Once upon a time, in the city on the river, 11,000 people were killed, 1,598 of them children. Some 19,000 people were injured and the damages were nearly always horrific: gunshot wounds, amputations and paralysis.

There were so many stories. The young teenage swimmer who lost her breast. The boys who loved soccer who lost feet, legs. The girl who became Miss Sarajevo dyeing her hair with lye. And there was an eight-month-old baby, Kemal. During the shelling, his mother threw her body over his in an attempt to protect her infant. She died instantly, and Kemal had such a grave wound that his right leg had to be amputated at the knee. Kemal’s grandmother found the tangle of blood and bones and flesh in a field and the baby was eventually evacuated to Italy, separated from his family for five years.

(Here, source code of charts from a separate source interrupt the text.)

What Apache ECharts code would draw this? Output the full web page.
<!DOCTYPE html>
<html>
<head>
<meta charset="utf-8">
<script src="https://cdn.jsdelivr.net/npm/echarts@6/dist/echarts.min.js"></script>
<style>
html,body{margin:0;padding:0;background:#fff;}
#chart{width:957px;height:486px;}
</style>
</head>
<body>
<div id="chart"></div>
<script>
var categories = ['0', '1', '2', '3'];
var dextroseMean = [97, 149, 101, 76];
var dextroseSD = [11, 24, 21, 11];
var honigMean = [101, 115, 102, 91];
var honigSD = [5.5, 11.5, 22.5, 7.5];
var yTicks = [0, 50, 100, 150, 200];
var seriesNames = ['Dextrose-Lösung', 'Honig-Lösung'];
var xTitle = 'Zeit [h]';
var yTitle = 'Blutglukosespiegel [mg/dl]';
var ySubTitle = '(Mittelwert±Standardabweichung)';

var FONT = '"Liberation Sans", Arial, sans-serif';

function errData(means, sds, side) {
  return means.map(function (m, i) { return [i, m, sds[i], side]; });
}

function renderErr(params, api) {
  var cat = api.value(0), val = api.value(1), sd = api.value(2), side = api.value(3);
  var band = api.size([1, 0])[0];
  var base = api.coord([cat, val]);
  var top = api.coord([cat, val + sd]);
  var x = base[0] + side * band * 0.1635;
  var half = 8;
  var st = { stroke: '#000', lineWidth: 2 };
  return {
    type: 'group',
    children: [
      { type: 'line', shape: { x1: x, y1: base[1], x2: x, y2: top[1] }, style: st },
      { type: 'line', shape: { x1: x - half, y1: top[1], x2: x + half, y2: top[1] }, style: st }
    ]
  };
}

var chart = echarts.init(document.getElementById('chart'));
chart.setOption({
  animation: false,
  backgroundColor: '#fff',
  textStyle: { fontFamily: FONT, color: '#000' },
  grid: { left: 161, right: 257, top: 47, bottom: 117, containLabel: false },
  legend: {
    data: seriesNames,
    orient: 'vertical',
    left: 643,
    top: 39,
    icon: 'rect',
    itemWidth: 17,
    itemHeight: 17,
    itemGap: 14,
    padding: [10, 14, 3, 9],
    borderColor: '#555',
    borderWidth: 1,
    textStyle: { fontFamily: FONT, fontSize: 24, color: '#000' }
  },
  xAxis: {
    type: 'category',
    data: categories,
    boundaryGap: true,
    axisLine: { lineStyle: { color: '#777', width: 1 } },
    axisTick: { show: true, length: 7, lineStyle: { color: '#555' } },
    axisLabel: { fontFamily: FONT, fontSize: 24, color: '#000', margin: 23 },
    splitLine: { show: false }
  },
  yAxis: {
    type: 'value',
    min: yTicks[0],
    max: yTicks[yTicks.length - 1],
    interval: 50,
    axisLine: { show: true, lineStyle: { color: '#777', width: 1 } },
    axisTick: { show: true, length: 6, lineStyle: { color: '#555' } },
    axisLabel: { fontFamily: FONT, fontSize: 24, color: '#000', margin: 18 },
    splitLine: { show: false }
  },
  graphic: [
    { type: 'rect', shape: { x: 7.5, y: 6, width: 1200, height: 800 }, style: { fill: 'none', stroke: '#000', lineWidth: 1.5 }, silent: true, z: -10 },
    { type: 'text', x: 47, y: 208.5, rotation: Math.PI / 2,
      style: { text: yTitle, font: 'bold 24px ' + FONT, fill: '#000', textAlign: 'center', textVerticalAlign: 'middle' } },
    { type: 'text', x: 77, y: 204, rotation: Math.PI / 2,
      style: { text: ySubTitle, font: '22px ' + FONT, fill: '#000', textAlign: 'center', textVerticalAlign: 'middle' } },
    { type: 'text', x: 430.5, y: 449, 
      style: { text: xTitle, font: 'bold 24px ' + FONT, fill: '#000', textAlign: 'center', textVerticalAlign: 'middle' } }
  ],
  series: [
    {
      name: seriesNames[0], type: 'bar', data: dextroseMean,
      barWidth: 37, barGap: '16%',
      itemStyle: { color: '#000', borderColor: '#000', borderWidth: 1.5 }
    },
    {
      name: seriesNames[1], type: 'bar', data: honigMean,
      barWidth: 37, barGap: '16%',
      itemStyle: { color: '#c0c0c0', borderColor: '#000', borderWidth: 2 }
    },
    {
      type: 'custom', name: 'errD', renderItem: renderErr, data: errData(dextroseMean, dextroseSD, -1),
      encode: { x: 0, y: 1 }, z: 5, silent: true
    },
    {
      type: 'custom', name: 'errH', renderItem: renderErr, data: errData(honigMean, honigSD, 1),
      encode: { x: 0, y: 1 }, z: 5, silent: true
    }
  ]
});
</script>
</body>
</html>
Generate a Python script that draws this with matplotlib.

There was nowhere that was safe, because living in Sarajevo was like being in a doll’s house with a giant perched above it, holding great boulders that he would drop on the house, squashing the people, just for fun. Some people decided to defy it, to stay inside for the entire siege, not to leave their reinforced apartments. But even they were not safe: one day, a stray bullet would fly through the window as they were trying to wash dishes with a few cups of water that they had stood in line for hours to get. And then they were dead.

Of course, life also continued during these thousand days, because it had to. While people went slowly mad during the siege, people also fell in love, made love, and made babies.

‘I felt healthy as an ox during the siege, my sex life was fantastic,’ a good friend told me later. ‘I never got sick during the siege. My adrenalin was pumping too high, my immune system was perfect.’

Children were born and baptized. I held my baby godson in my arms at the Catholic cathedral one December morning and he screamed and screamed as water was poured on his head, and afterwards we celebrated with rice, bread, cake and chocolate bars bought on the black market. People married, people wrote poetry, people drank and smoked a lot, and a very few lucky ones died of natural causes. Those who stayed put throughout the siege were bound together by a terrible solidarity: they had survived.

And so I returned, many years after the war was finally ended by a schizophrenic peace accord – fifteen years later to be exact. But the city on the river is not the same. There are new people who made money overseas and arrived after the war, picking at the bones of the city’s skeleton, building ugly blue-glassed high-rise buildings and shopping centres.

There are refugees from eastern Bosnia who can never return home because their villages were burned down and the new inhabitants are the men and women who did it, who raped their wives and daughters and killed their husbands. There are foreign diplomats and their wives. There are people running glitzy hotels, boutiques, casinos, and more mosques than I thought possible, built by foreign money.